### Task brief
Only the lines starting at the one with "What Bokeh code" and ending at the one with "from bokeh.resources import INLINE" should be copied, exactly and with both ends kept.

--- START OF Data ---

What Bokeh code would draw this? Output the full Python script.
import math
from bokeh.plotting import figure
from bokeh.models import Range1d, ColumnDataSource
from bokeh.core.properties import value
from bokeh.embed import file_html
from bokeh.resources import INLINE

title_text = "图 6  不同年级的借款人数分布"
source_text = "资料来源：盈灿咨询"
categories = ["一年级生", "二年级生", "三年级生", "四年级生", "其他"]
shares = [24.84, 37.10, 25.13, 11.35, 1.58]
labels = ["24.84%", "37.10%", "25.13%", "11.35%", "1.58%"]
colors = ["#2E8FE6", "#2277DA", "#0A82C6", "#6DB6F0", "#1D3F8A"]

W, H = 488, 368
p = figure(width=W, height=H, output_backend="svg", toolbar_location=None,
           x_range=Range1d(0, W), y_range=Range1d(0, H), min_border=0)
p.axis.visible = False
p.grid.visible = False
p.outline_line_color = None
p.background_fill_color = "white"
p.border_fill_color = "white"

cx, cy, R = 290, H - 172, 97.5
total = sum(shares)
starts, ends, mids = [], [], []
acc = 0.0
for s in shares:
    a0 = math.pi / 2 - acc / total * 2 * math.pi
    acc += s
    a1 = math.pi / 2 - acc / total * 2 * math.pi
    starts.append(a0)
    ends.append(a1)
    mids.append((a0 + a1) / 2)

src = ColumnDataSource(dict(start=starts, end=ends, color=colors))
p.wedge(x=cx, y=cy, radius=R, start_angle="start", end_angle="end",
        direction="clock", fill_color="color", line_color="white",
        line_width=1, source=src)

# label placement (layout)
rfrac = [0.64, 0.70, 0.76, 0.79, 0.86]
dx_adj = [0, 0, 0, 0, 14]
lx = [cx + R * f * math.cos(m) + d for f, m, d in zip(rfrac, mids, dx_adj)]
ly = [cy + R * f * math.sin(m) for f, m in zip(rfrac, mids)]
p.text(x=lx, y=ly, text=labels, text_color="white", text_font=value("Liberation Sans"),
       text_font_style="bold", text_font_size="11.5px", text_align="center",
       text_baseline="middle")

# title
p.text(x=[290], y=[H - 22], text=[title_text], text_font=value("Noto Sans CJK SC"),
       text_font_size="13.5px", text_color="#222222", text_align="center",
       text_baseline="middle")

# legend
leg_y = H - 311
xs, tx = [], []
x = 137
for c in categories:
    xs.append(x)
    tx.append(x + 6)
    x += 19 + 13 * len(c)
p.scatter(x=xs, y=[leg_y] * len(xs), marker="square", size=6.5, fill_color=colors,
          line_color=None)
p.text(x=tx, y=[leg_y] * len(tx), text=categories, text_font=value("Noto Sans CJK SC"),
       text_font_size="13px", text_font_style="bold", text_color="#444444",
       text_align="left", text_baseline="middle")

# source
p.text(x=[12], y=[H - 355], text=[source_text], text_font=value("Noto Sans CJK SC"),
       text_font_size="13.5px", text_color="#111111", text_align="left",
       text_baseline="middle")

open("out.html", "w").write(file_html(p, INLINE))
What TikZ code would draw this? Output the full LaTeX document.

--- END OF Data ---
--- START OF Data ---

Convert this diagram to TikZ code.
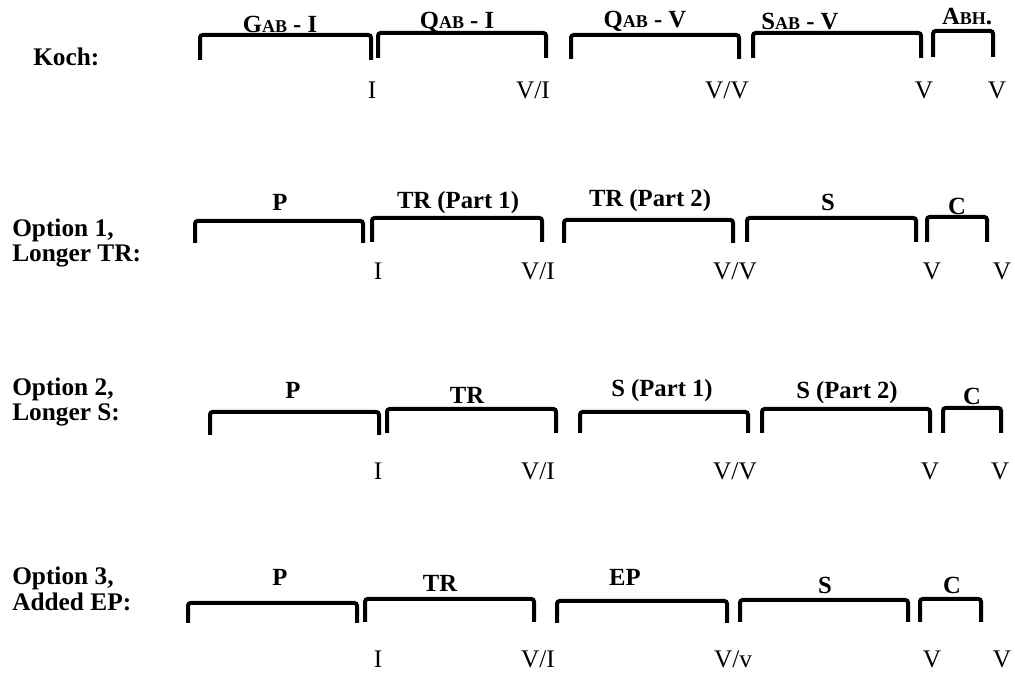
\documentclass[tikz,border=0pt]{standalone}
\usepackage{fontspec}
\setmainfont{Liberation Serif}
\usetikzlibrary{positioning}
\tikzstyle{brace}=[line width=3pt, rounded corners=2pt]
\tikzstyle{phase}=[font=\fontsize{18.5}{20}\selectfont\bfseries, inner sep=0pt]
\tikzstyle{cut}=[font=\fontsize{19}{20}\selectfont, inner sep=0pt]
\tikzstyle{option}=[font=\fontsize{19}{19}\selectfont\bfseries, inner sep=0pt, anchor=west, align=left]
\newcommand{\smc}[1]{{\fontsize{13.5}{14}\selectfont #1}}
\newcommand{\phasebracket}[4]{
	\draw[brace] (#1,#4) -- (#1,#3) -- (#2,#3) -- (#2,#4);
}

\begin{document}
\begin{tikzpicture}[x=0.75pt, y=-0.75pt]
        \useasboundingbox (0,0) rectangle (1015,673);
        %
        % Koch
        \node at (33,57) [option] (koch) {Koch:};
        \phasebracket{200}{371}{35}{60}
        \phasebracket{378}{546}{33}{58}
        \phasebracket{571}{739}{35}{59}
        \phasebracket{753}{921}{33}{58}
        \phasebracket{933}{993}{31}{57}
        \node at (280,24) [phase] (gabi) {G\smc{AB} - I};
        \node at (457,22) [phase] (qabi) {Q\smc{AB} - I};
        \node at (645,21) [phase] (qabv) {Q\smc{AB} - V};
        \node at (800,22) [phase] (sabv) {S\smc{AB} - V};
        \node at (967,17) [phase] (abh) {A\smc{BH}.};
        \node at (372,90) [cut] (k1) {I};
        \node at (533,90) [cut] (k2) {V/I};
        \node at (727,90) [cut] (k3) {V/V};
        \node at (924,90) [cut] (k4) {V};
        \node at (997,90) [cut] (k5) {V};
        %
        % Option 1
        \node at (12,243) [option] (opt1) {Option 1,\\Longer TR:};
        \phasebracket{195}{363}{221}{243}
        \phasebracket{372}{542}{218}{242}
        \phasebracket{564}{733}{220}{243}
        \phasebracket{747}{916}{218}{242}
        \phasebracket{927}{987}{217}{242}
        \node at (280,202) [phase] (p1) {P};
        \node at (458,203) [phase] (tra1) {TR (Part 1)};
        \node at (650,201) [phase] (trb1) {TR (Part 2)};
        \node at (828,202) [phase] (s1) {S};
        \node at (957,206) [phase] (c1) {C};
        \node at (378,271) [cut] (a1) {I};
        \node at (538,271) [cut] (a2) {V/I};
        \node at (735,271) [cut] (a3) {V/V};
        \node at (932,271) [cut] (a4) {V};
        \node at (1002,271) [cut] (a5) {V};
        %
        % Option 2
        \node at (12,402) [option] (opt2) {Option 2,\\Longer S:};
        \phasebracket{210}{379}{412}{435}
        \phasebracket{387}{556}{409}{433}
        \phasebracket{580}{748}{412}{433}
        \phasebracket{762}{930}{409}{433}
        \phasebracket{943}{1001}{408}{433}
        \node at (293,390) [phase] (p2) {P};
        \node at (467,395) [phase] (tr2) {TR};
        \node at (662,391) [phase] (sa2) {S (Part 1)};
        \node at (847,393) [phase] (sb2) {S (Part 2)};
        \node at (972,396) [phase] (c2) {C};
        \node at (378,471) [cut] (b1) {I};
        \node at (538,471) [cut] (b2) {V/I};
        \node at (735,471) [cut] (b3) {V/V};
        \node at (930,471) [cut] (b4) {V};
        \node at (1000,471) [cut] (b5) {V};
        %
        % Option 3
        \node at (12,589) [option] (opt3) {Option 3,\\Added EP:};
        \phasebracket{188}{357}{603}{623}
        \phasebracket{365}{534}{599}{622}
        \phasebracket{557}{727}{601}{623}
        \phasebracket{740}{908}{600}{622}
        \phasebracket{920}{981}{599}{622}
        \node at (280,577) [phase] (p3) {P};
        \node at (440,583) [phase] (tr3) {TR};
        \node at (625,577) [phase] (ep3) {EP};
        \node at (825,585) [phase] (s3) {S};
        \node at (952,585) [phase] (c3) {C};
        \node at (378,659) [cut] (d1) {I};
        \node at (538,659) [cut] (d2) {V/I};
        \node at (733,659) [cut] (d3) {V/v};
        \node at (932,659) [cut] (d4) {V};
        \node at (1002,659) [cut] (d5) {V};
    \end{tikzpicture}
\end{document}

--- END OF Data ---

### Answer to the problem
What Bokeh code would draw this? Output the full Python script.
import math
from bokeh.plotting import figure
from bokeh.models import Range1d, ColumnDataSource
from bokeh.core.properties import value
from bokeh.embed import file_html
from bokeh.resources import INLINE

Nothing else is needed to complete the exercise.